Quasi-integrable deformations of the $SU(3)$ Affine Toda Theory

TL;DR

This paper explores deformations of the $SU(3)$ Affine Toda theory, revealing a phenomenon called quasi-integrability where conserved quantities are only asymptotically conserved during soliton scattering, supported by analytical and numerical evidence.

Contribution

It introduces the concept of quasi-integrability in deformed $SU(3)$ Affine Toda theories and analyzes the properties of solitons under these deformations.

Findings

Conserved charges are asymptotically conserved during soliton scattering.

Numerical simulations show solitons can repel or form quasi-bound states.
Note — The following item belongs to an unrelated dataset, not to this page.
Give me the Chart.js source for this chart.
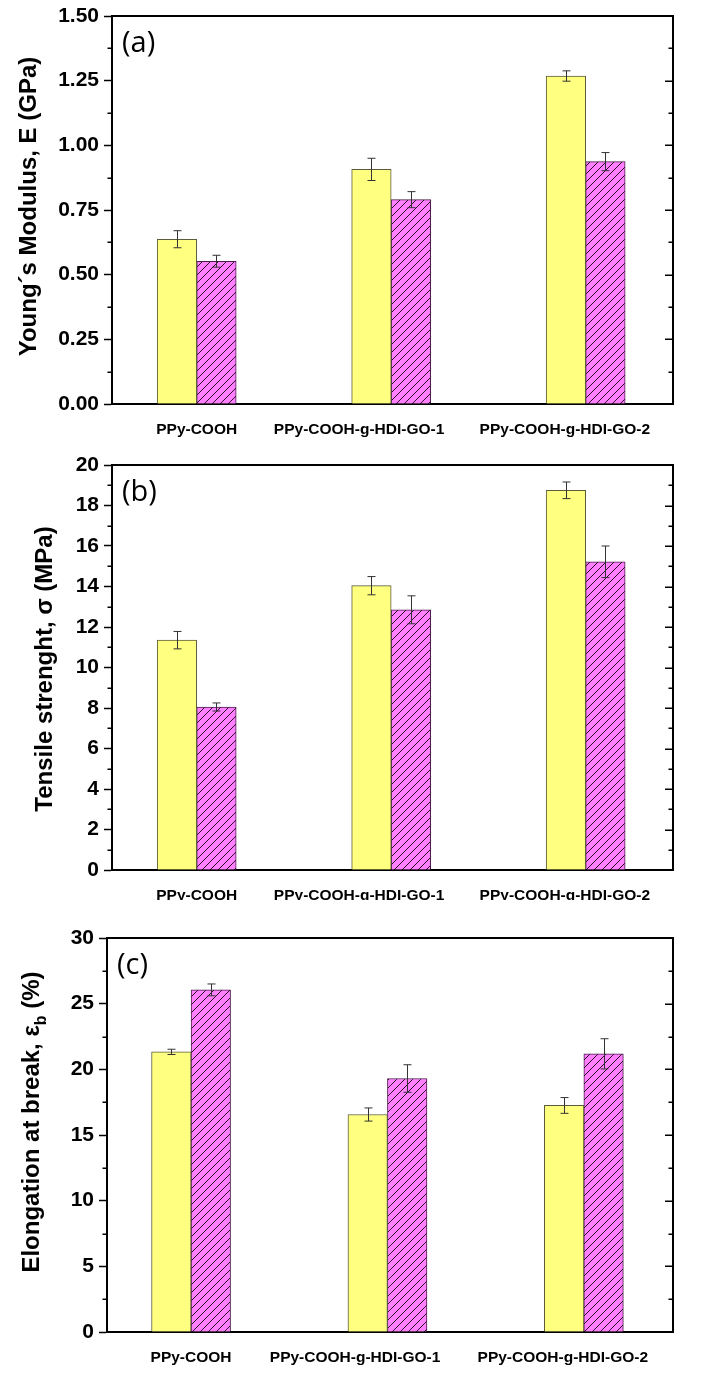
<!DOCTYPE html>
<html>
<head>
<meta charset="utf-8">
<script src="https://cdn.jsdelivr.net/npm/chart.js@4.4.1/dist/chart.umd.min.js"></script>
<style>
  body { margin: 0; background: #fff; }
  canvas.panel { position: absolute; left: 0; }
</style>
</head>
<body>
<canvas id="chartA" class="panel" width="716" height="440" style="top:0px"></canvas>
<canvas id="chartB" class="panel" width="716" height="460" style="top:440px"></canvas>
<canvas id="chartC" class="panel" width="716" height="473" style="top:900px"></canvas>
<script>
// 样品名称（x 轴分类）
const categories = ['PPy-COOH', 'PPy-COOH-g-HDI-GO-1', 'PPy-COOH-g-HDI-GO-2'];
const groupX = [1, 2, 3];
// 分类标签在 x 轴上的位置
const labelX = [1.0, 1.835, 2.893];

// (a) 杨氏模量 (GPa)
const modulusYellow = [0.637, 0.907, 1.268];
const modulusMagenta = [0.552, 0.790, 0.937];
const modulusErrYellow = [0.033, 0.043, 0.020];
const modulusErrMagenta = [0.023, 0.031, 0.035];

// (b) 拉伸强度 (MPa)
const strengthYellow = [11.35, 14.04, 18.75];
const strengthMagenta = [8.05, 12.85, 15.22];
const strengthErrYellow = [0.43, 0.45, 0.41];
const strengthErrMagenta = [0.20, 0.69, 0.78];

// (c) 断裂伸长率 (%)
const elongYellow = [21.33, 16.56, 17.25];
const elongMagenta = [26.05, 19.30, 21.18];
const elongErrYellow = [0.20, 0.50, 0.60];
const elongErrMagenta = [0.45, 1.05, 1.15];

const FONT = '"Liberation Sans", Arial, sans-serif';
Chart.defaults.color = '#000';
Chart.defaults.font.family = FONT;

/**
 * 斜线填充图案
 */
function makeHatch(ctx) {
    const c = document.createElement('canvas');
    c.width = 8;
    c.height = 8;
    const g = c.getContext('2d');
    g.fillStyle = '#FF80FF';
    g.fillRect(0, 0, 8, 8);
    g.strokeStyle = '#2d0f2d';
    g.lineWidth = 1;
    g.beginPath();
    g.moveTo(0, 8); g.lineTo(8, 0);
    g.moveTo(-1, 1); g.lineTo(1, -1);
    g.moveTo(7, 9); g.lineTo(9, 7);
    g.stroke();
    return ctx.createPattern(c, 'repeat');
}

// 误差棒
const errorBarPlugin = {
    id: 'errorBars',
    afterDatasetsDraw(chart) {
        const ctx = chart.ctx;
        const yScale = chart.scales.y;
        ctx.save();
        ctx.strokeStyle = '#333';
        ctx.lineWidth = 1;
        chart.data.datasets.forEach((ds, di) => {
            const meta = chart.getDatasetMeta(di);
            meta.data.forEach((bar, i) => {
                const v = ds.data[i].y;
                const e = ds.errors[i];
                const top = yScale.getPixelForValue(v + e);
                const bot = yScale.getPixelForValue(v - e);
                const x = Math.round(bar.x) + 0.5;
                ctx.beginPath();
                ctx.moveTo(x, top); ctx.lineTo(x, bot);
                ctx.moveTo(x - 4, top); ctx.lineTo(x + 4, top);
                ctx.moveTo(x - 4, bot); ctx.lineTo(x + 4, bot);
                ctx.stroke();
            });
        });
        ctx.restore();
    }
};

// 纵轴标题（支持下标）
function drawRotatedTitle(ctx, parts, bx, cy, size) {
    const main = `bold ${size}px ${FONT}`;
    const sub = `bold ${Math.round(size * 0.65)}px ${FONT}`;
    ctx.save();
    ctx.translate(bx, cy);
    ctx.rotate(-Math.PI / 2);
    ctx.fillStyle = '#000';
    ctx.textAlign = 'left';
    ctx.textBaseline = 'alphabetic';
    const widths = parts.map(p => {
        ctx.font = p.sub ? sub : main;
        return ctx.measureText(p.text).width;
    });
    let x = -widths.reduce((s, w) => s + w, 0) / 2;
    parts.forEach((p, i) => {
        ctx.font = p.sub ? sub : main;
        ctx.fillText(p.text, x, p.sub ? size * 0.3 : 0);
        x += widths[i];
    });
    ctx.restore();
}

// 边框、次刻度、右侧刻度、面板标记
const framePlugin = {
    id: 'frame',
    afterDraw(chart, args, opts) {
        const ctx = chart.ctx;
        const a = chart.chartArea;
        const yScale = chart.scales.y;
        ctx.save();
        ctx.strokeStyle = '#000';
        ctx.lineWidth = 2;
        ctx.beginPath();
        ctx.moveTo(a.left, a.top);
        ctx.lineTo(a.right, a.top);
        ctx.lineTo(a.right, a.bottom);
        ctx.stroke();

        ctx.lineWidth = 1.5;
        const n = Math.round((yScale.max - yScale.min) / opts.minor);
        for (let k = 0; k <= n; k++) {
            const py = Math.round(yScale.getPixelForValue(yScale.min + k * opts.minor)) + 0.25;
            const major = k % 2 === 0;
            const len = major ? 8 : 4.5;
            ctx.beginPath();
            ctx.moveTo(a.right, py);
            ctx.lineTo(a.right - len, py);
            if (!major) {
                ctx.moveTo(a.left, py);
                ctx.lineTo(a.left - len, py);
            }
            ctx.stroke();
        }

        ctx.fillStyle = '#000';
        ctx.font = `29px "Open Sans", sans-serif`;
        ctx.textAlign = 'left';
        ctx.textBaseline = 'middle';
        ctx.fillText(opts.panel, a.left + 10, a.top + 28);

        drawRotatedTitle(ctx, opts.title, opts.titleX, opts.titleY, 24);
        ctx.restore();
    }
};

function createPanel(canvasId, cfg) {
    const canvas = document.getElementById(canvasId);
    const ctx = canvas.getContext('2d');
    return new Chart(ctx, {
        type: 'bar',
        data: {
            datasets: [{
                data: groupX.map((x, i) => ({ x: x, y: cfg.yellow[i] })),
                errors: cfg.errYellow,
                backgroundColor: '#FFFF80',
                borderColor: '#5c5c3d',
                borderWidth: 1,
                barThickness: 39.5
            }, {
                data: groupX.map((x, i) => ({ x: x, y: cfg.magenta[i] })),
                errors: cfg.errMagenta,
                backgroundColor: makeHatch(ctx),
                borderColor: '#4a1d4a',
                borderWidth: 1,
                barThickness: 39.5
            }]
        },
        options: {
            responsive: false,
            animation: false,
            layout: { padding: { top: cfg.padTop, right: 43, bottom: 0, left: 0 } },
            plugins: {
                legend: { display: false },
                tooltip: { enabled: false },
                frame: {
                    minor: cfg.minor,
                    panel: cfg.panel,
                    title: cfg.title,
                    titleX: cfg.titleX,
                    titleY: cfg.titleY
                }
            },
            scales: {
                x: {
                    type: 'linear',
                    offset: false,
                    min: cfg.xMin,
                    max: cfg.xMax,
                    grid: { display: false },
                    border: { display: true, color: '#000', width: 2 },
                    afterBuildTicks: axis => {
                        axis.ticks = labelX.map(v => ({ value: v }));
                    },
                    afterFit: axis => {
                        axis.height = cfg.xHeight;
                        axis.paddingLeft = 0;
                        axis.paddingRight = 0;
                    },
                    ticks: {
                        autoSkip: false,
                        maxRotation: 0,
                        minRotation: 0,
                        padding: 8.5,
                        font: { size: 15.5, weight: 'bold' },
                        callback: (v, i) => categories[i]
                    }
                },
                y: {
                    min: cfg.yMin,
                    max: cfg.yMax,
                    grid: {
                        display: true,
                        drawOnChartArea: false,
                        drawTicks: true,
                        tickLength: 8,
                        tickWidth: 1.5,
                        tickColor: '#000'
                    },
                    border: { display: true, color: '#000', width: 2 },
                    afterFit: axis => {
                        axis.width = cfg.yWidth;
                        axis.paddingTop = 0;
                        axis.paddingBottom = 0;
                    },
                    ticks: {
                        stepSize: cfg.step,
                        padding: 5,
                        font: { size: 21, weight: 'bold' },
                        callback: v => v.toFixed(cfg.decimals)
                    }
                }
            }
        },
        plugins: [errorBarPlugin, framePlugin]
    });
}

createPanel('chartA', {
    yellow: modulusYellow, magenta: modulusMagenta,
    errYellow: modulusErrYellow, errMagenta: modulusErrMagenta,
    yMin: 0, yMax: 1.5, step: 0.25, minor: 0.125, decimals: 2,
    xMin: 0.5645, xMax: 3.449,
    padTop: 16, xHeight: 36, yWidth: 112,
    panel: '(a)',
    title: [{ text: 'Young\u00B4s Modulus, E (GPa)' }],
    titleX: 35.5, titleY: 206.5
});

createPanel('chartB', {
    yellow: strengthYellow, magenta: strengthMagenta,
    errYellow: strengthErrYellow, errMagenta: strengthErrMagenta,
    yMin: 0, yMax: 20, step: 2, minor: 1, decimals: 0,
    xMin: 0.5645, xMax: 3.449,
    padTop: 25, xHeight: 30, yWidth: 112,
    panel: '(b)',
    title: [{ text: 'Tensile strenght, \u03C3 (MPa)' }],
    titleX: 52, titleY: 229
});

createPanel('chartC', {
    yellow: elongYellow, magenta: elongMagenta,
    errYellow: elongErrYellow, errMagenta: elongErrMagenta,
    yMin: 0, yMax: 30, step: 5, minor: 2.5, decimals: 0,
    xMin: 0.572, xMax: 3.454,
    padTop: 38, xHeight: 41, yWidth: 107,
    panel: '(c)',
    title: [{ text: 'Elongation at break, \u03B5' }, { text: 'b', sub: true }, { text: ' (%)' }],
    titleX: 39, titleY: 222
});
</script>
</body>
</html>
Solitons remain stable with minimal radiation in deformed models.

Abstract

We consider deformations of the $SU(3)$ Affine Toda theory (AT) and investigate the integrability properties of the deformed theories. We find that for some special deformations all conserved quantities change to being conserved only asymptotically, {\it i.e.} in the process of the scattering of two solitons these charges do vary in time, but they return, after the scattering, to the values they had prior to the scattering. This phenomenon, which we have called quasi-integrability, is related to special properties of the two-soliton solutions under space-time parity transformations. Some properties of the AT solitons are discussed, especially those involving interesting static multi-soliton solutions. We support our analytical studies with detailed numerical ones in which the time evolution has been simulated by the 4th order Runge-Kutta method. We find that for some perturbations the solitons repel and for the others they form a quasi-bound state. When we send solitons towards each other they can repel when they come close together with or without `flipping' the fields of the model. The solitons radiate very little and appear to be stable. These results support the ideas of quasi-integrability, {\it i.e.} that many effects of integrability also approximately hold for the deformed models.